Posted by: Tom W at December 6, 2007 11:21 AM

I confess that I have no idea what the Second Amendment means, and I don't find a whole lot of guidance in the decided cases that I have read.

What I do find interesting, though, is that folks on both sides of this issue seem to be focusing on what the language of the Second Amendment meant at the time it was adopted . . . all of a sudden everyone is an "originalist," I guess.

Posted by: brasband at December 6, 2007 12:45 PM

Andrew - I love it! Barnett "breathes life" into the Constitution just like Justice William Brennan would have! I am glad to see that you and he are forgoing the "strict-constructionist" views of Scalia and Thomas and prefer to interpret the meaning of the Constitution within modern life. I agree 100%!!!

Posted by: Matt Jerzyk at December 6, 2007 3:13 PM

Tom W's reading is the right one and most Constitutionalists do look at original intent. Sometimes language by itself can have different meaning based on small differences ie: "I did not have sex with that woman Monica Lewinsky" v. "I did not have sex with that woman, Monica Lewinsky". A comma can make all the difference.

Further, Bogus shies away from the RI Constitutional issue, built upon the US language. RI reads "The right of the individual to keep and bear arms shall not be infringed". Pretty definative... but not for the RI Supreme Court. Scary.

The Second Amendment is the one that guarantees all others. That is why it is second only to freedom of speech, religion and the press; the most basic freedoms.

JPS

Posted by: Jon Scott at December 6, 2007 7:31 PM

Matt,

Professor Barnett's discussion of the militia is part of his originalist argument. Here's his conclusion…

Instead, resting their argument almost exclusively on historical “context” and parsing of text, [authors Richard Uviller and William Merkel] propose that the right to keep and bear arms was expressly conditioned on its exercise as part of a militia that no longer exists. This interpretation is belied by contemporaneous statements about the nature of the right and the meaning of the Amendment before, during, and after its ratification, by evidence of later usage, by the original meaning of the Fourteenth Amendment, by repeated affirmations by Congress, and by the current statutes of the United States.

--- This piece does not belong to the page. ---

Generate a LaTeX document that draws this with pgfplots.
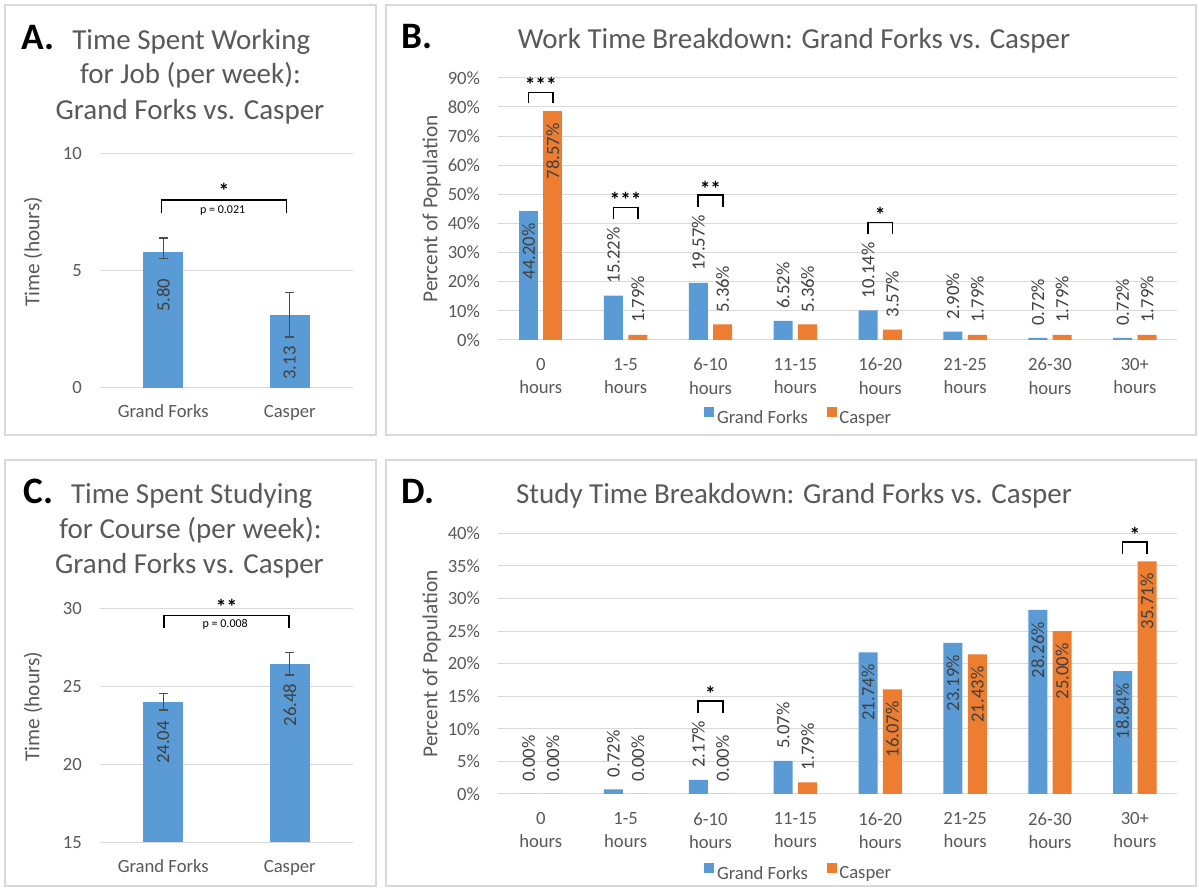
\documentclass[border=0pt]{standalone}
\usepackage{fontspec}
\setmainfont{Carlito}
\usepackage{pgfplots}
\pgfplotsset{compat=1.18}
\definecolor{gfblue}{HTML}{5B9BD5}
\definecolor{csorange}{HTML}{ED7D31}
\definecolor{txtgray}{HTML}{595959}
\definecolor{gridgray}{HTML}{D9D9D9}
\definecolor{lblgray}{HTML}{404040}
\definecolor{errgray}{HTML}{4D4D4D}

\tikzset{
  vlab/.style={rotate=90, inner sep=0pt, font=\fontsize{14}{17}\selectfont, text=lblgray},
  star/.style={anchor=base, inner sep=0pt, font=\bfseries\fontsize{16}{19}\selectfont},
}

\pgfplotsset{
  base/.style={
    scale only axis, enlargelimits=false,
    axis line style={draw=none},
    ymajorgrids, major grid style={gridgray, line width=0.75pt},
    major tick length=0pt, tick style={draw=none},
    /pgf/number format/assume math mode=true,
    tick label style={font=\fontsize{14}{17.5}\selectfont, text=txtgray},
    yticklabel style={anchor=east, inner sep=0pt, xshift=-13.5pt},
  },
  smallbar/.style={
    base, xmin=-0.5, xmax=1.5, xtick={0,1},
    xticklabels={Grand Forks, Casper},
    xticklabel style={anchor=base, inner sep=0pt, yshift=-22.5pt},
    ybar, bar width=30pt,
  },
  errs/.style={
    error bars/.cd, y dir=both, y explicit,
    error bar style={line width=1.1pt, draw=errgray},
    error mark options={rotate=90, line width=1.1pt, draw=errgray, mark size=3.4pt},
  },
  bd/.style={
    base, xmin=-0.5, xmax=7.5, ymin=0, width=509.25pt,
    xtick={0,...,7},
    xticklabels={{0\\hours},{1-5\\hours},{6-10\\hours},{11-15\\hours},{16-20\\hours},{21-25\\hours},{26-30\\hours},{30+\\hours}},
    xticklabel style={align=center, anchor=north, inner sep=0pt, yshift=-13.6pt},
    yticklabel={\pgfmathprintnumber{\tick}\%},
    ybar, bar width=14.25pt, clip=false,
    nodes near coords={\pgfmathprintnumber[fixed,fixed zerofill,precision=2]{\pgfplotspointmeta}\%},
    every node near coord/.append style={rotate=90, inner xsep=9pt, inner ysep=0pt, font=\fontsize{14}{17}\selectfont, text=lblgray},
  },
  inl/.style={every node near coord/.append style={anchor=east}},
  outl/.style={every node near coord/.append style={anchor=west}},
  gfbar/.style={fill=gfblue, draw=none, bar shift=-9.15pt},
  csbar/.style={fill=csorange, draw=none, bar shift=9.15pt},
  pleg/.style={
    legend image code/.code={\fill[##1] (0pt,0.7pt) rectangle (7.5pt,8.2pt);},
    legend style={at={(0.443,#1)}, anchor=center, draw=none, fill=none, legend columns=-1,
      font=\fontsize{14}{17}\selectfont, text=txtgray,
      /tikz/every even column/.append style={column sep=12pt}},
  },
}

\begin{document}
\begin{tikzpicture}[x=0.75pt,y=0.75pt]
\useasboundingbox (0,0) rectangle (1199,891);
\fill[white] (0,0) rectangle (1199,891);
% panel borders
\draw[gridgray, line width=1.1pt] (5,886) rectangle (376,456);
\draw[gridgray, line width=1.1pt] (386,886) rectangle (1196,456);
\draw[gridgray, line width=1.1pt] (5,431) rectangle (376,5);
\draw[gridgray, line width=1.1pt] (386,431) rectangle (1196,5);

% ---------- Panel A ----------
\node[anchor=base west, inner sep=0pt, font=\bfseries\fontsize{28}{32}\selectfont] at (21.7,841.7) {A.};
\node[anchor=base, inner sep=0pt, font=\fontsize{21.75}{26}\selectfont, text=txtgray] at (191.3,841.7) {Time Spent Working};
\node[anchor=base, inner sep=0pt, font=\fontsize{21.75}{26}\selectfont, text=txtgray] at (190.5,807.7) {for Job (per week):};
\node[anchor=base, inner sep=0pt, font=\fontsize{21.75}{26}\selectfont, text=txtgray] at (190,771.7) {Grand Forks vs. Casper};
\node[rotate=90, font=\fontsize{16}{19}\selectfont, text=txtgray] at (33,639) {Time (hours)};
\begin{axis}[smallbar, at={(75pt,377.25pt)}, anchor=south west, width=189.75pt, height=175.5pt,
  ymin=0, ymax=10, ytick={0,5,10}, clip=false]
\addplot[fill=gfblue, draw=none, bar shift=0pt, errs]
  coordinates {(0,5.80) += (0,0.60) -= (0,0.26)};
\addplot[fill=gfblue, draw=none, bar shift=0pt, errs]
  coordinates {(1,3.13) +- (0,0.95)};
\node[vlab] at (axis cs:0,3.97) {5.80};
\node[vlab] at (axis cs:1,1.07) {3.13};
\draw[line width=1.1pt] (axis cs:-0.012,7.48) -- (axis cs:-0.012,8.03) -- (axis cs:0.976,8.03) -- (axis cs:0.976,7.48);
\node[star] at (axis cs:0.48,8.10) {*};
\node[inner sep=0pt, font=\fontsize{9}{11}\selectfont] at (axis cs:0.47,7.58) {p = 0.021};
\end{axis}

% ---------- Panel C ----------
\node[anchor=base west, inner sep=0pt, font=\bfseries\fontsize{28}{32}\selectfont] at (23,387.7) {C.};
\node[anchor=base, inner sep=0pt, font=\fontsize{21.75}{26}\selectfont, text=txtgray] at (191.7,387.7) {Time Spent Studying};
\node[anchor=base, inner sep=0pt, font=\fontsize{21.75}{26}\selectfont, text=txtgray] at (190.5,352.7) {for Course (per week):};
\node[anchor=base, inner sep=0pt, font=\fontsize{21.75}{26}\selectfont, text=txtgray] at (189.5,317) {Grand Forks vs. Casper};
\node[rotate=90, font=\fontsize{16}{19}\selectfont, text=txtgray] at (33,184.3) {Time (hours)};
\begin{axis}[smallbar, at={(75pt,36.525pt)}, anchor=south west, width=189.75pt, height=175pt,
  ymin=15, ymax=30, ytick={15,20,25,30}]
\addplot[fill=gfblue, draw=none, bar shift=0pt, errs]
  coordinates {(0,24.04) +- (0,0.54)};
\addplot[fill=gfblue, draw=none, bar shift=0pt, errs]
  coordinates {(1,26.48) +- (0,0.72)};
\node[vlab] at (axis cs:0,21.42) {24.04};
\node[vlab] at (axis cs:1,23.83) {26.48};
\coordinate (cL) at (axis cs:0.006,28.78);
\coordinate (cLt) at (axis cs:0.006,29.57);
\coordinate (cR) at (axis cs:0.994,28.78);
\coordinate (cRt) at (axis cs:0.994,29.57);
\coordinate (cS) at (axis cs:0.5,29.64);
\coordinate (cP) at (axis cs:0.49,29.04);
\end{axis}
\draw[line width=1.1pt] (cL) -- (cLt) -- (cRt) -- (cR);
\node[star] at (cS) {**};
\node[inner sep=0pt, font=\fontsize{9}{11}\selectfont] at (cP) {p = 0.008};

% ---------- Panel B ----------
\node[anchor=base west, inner sep=0pt, font=\bfseries\fontsize{28}{32}\selectfont] at (401,842) {B.};
\node[anchor=base, inner sep=0pt, font=\fontsize{21.75}{26}\selectfont, text=txtgray] at (794,842) {Work Time Breakdown: Grand Forks vs. Casper};
\node[rotate=90, font=\fontsize{16}{19}\selectfont, text=txtgray] at (431.7,682) {Percent of Population};
\begin{axis}[bd, at={(373.725pt,413.25pt)}, anchor=south west, height=196.7pt,
  ymax=90, ytick={0,10,...,90}, pleg=-0.297]
\addplot[gfbar, inl] coordinates {(0,44.20)};
\addplot[csbar, inl] coordinates {(0,78.57)};
\addplot[gfbar, outl, forget plot] coordinates {(1,15.22) (2,19.57) (3,6.52) (4,10.14) (5,2.90) (6,0.72) (7,0.72)};
\addplot[csbar, outl, forget plot] coordinates {(1,1.79) (2,5.36) (3,5.36) (4,3.57) (5,1.79) (6,1.79) (7,1.79)};
\legend{Grand Forks, Casper}
\draw[line width=1.1pt] (axis cs:-0.145,81.2) -- (axis cs:-0.145,85.0) -- (axis cs:0.145,85.0) -- (axis cs:0.145,81.2);
\node[star] at (axis cs:0,84.9) {***};
\draw[line width=1.1pt] (axis cs:0.855,41.4) -- (axis cs:0.855,45.5) -- (axis cs:1.145,45.5) -- (axis cs:1.145,41.4);
\node[star] at (axis cs:1,45.5) {***};
\draw[line width=1.1pt] (axis cs:1.855,45.7) -- (axis cs:1.855,49.8) -- (axis cs:2.145,49.8) -- (axis cs:2.145,45.7);
\node[star] at (axis cs:2,49.4) {**};
\draw[line width=1.1pt] (axis cs:3.855,36.4) -- (axis cs:3.855,40.4) -- (axis cs:4.145,40.4) -- (axis cs:4.145,36.4);
\node[star] at (axis cs:4,40.2) {*};
\end{axis}

% ---------- Panel D ----------
\node[anchor=base west, inner sep=0pt, font=\bfseries\fontsize{28}{32}\selectfont] at (401,387.7) {D.};
\node[anchor=base, inner sep=0pt, font=\fontsize{21.75}{26}\selectfont, text=txtgray] at (794,387.7) {Study Time Breakdown: Grand Forks vs. Casper};
\node[rotate=90, font=\fontsize{16}{19}\selectfont, text=txtgray] at (431.7,227) {Percent of Population};
\begin{axis}[bd, at={(373.725pt,72.75pt)}, anchor=south west, height=195.5pt,
  ymax=40, ytick={0,5,...,40}, pleg=-0.304]
\addplot[gfbar, outl] coordinates {(0,0.00) (1,0.72) (2,2.17) (3,5.07)};
\addplot[csbar, outl] coordinates {(0,0.00) (1,0.00) (2,0.00) (3,1.79)};
\addplot[gfbar, inl, forget plot] coordinates {(4,21.74) (5,23.19) (6,28.26) (7,18.84)};
\addplot[csbar, inl, forget plot] coordinates {(4,16.07) (5,21.43) (6,25.00) (7,35.71)};
\legend{Grand Forks, Casper}
\draw[line width=1.1pt] (axis cs:1.855,12.47) -- (axis cs:1.855,14.27) -- (axis cs:2.145,14.27) -- (axis cs:2.145,12.47);
\node[star] at (axis cs:2,14.15) {*};
\draw[line width=1.1pt] (axis cs:6.855,36.9) -- (axis cs:6.855,38.7) -- (axis cs:7.145,38.7) -- (axis cs:7.145,36.9);
\node[star] at (axis cs:7,38.55) {*};
\end{axis}
\end{tikzpicture}
\end{document}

Notwithstanding their opinion that "it would be difficult to conceive of any institution less necessary to the security of the fifty free states at the beginning of the new millennium" than the now-disorganized common militia, we may just need the militia again one day, as we did on September 11th. When we do, it may well be under circumstances where it would be better if its members have access to their own weapons to arm themselves. Fortunately, as the evidence shows, the founders had the foresight to enshrine an individual right of the people to keep and bear arms in the Constitution when they added the Second Amendment.
Or to oversimplify a bit, the militia was the people then and the militia is the people now. Not much change in interpretation there.

But if you're looking for someone forgoing the original interpretation, a better place to look is at the people claiming that 2nd amendment now applies solely to a form of organization, the modern National Guard, that didn't even exist when the amendment was written.

And I agree with Tom and Jon. It's a little difficult to believe that the Founders decided to stick one collective-only right into the middle of a list of individual rights.

Posted by: Andrew at December 6, 2007 8:35 PM

In 18th century America, the militia was comprised of men who volunteered for service and who were required, by the state's lack of money for armaments, to bring their own weapons to the fight. This being a requirement for "any well regulated militia," of course the 2nd ammendment applied to every man, whether a member of a militia or not, as, one day, any man might be called upon to defend his country - or to defend his family and neighbors against a fascistic government at home.